Brigade commander Lt. Col. Jonathan Neumann explained one of its missions: securing a highway that locals use to bring crops to market in Kandahar.
“If people can’t move freely on the highway,” Neumann said, “they’ll never feel connected to their government and like they are out from under the thumb of the Taliban.”
Neumann said his troops also protect the local population from bandits and extortionists who try to waylay travelers and exact illegal tolls.
He said it can be hard to measure success when it means subtle changes of heart and intention among the locals instead of something dramatic, like taking a city.
“The metric that stares you in the face is our casualties,” Neumann said.
Gates later walked a dusty street in Now Zad, where Marines pushed out the Taliban last year with help from some of the first reinforcements ordered by President Barack Obama last year.
The Pentagon chief stopped to speak to shopkeepers who are among about 2,500 people who have returned to the city.

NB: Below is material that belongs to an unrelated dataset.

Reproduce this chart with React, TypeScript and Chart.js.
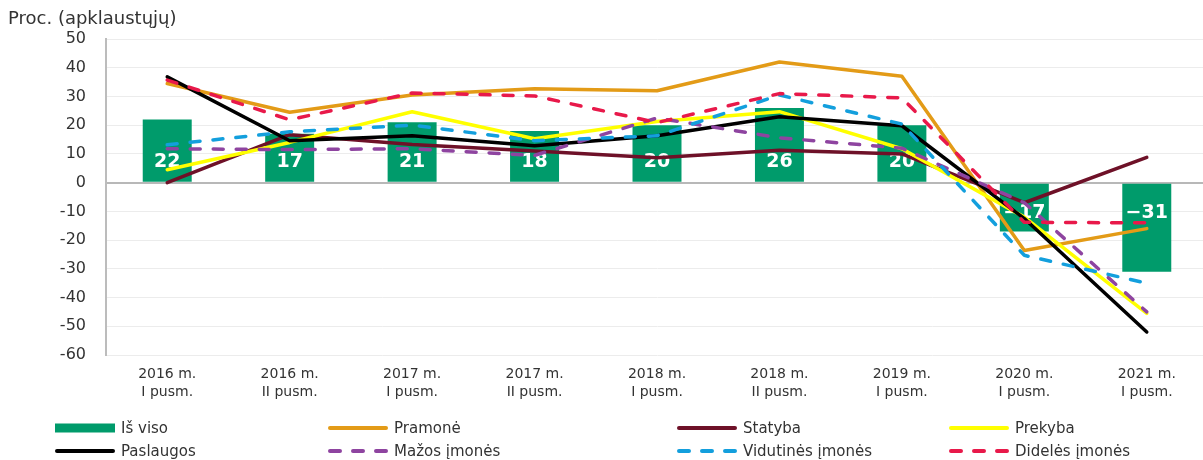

Now Zad, once the second largest city in Helmand province, sat empty for four years, save for U.S., NATO and Taliban fighters.
“This place was a ghost town, a no-go zone,” Gates said as he thanked Marines for an operation that served as a model for this year’s battle in nearby Marjah.
Gates flew to Kandahar early Tuesday for meetings with U.S. and British generals overseeing the military campaign in Marjah. He presented Silver Stars for valor to two Army aviators before his visits with U.S. forces at bases elsewhere in the south.
On Monday, the Pentagon chief said the progress made in the Marjah offensive, launched last month, is encouraging, but he stopped short of saying the war is at a turning point. The Marjah campaign routed most Taliban fighters from a town they once controlled, without a high casualty toll for U.S. troops and the Afghan security forces fighting alongside them.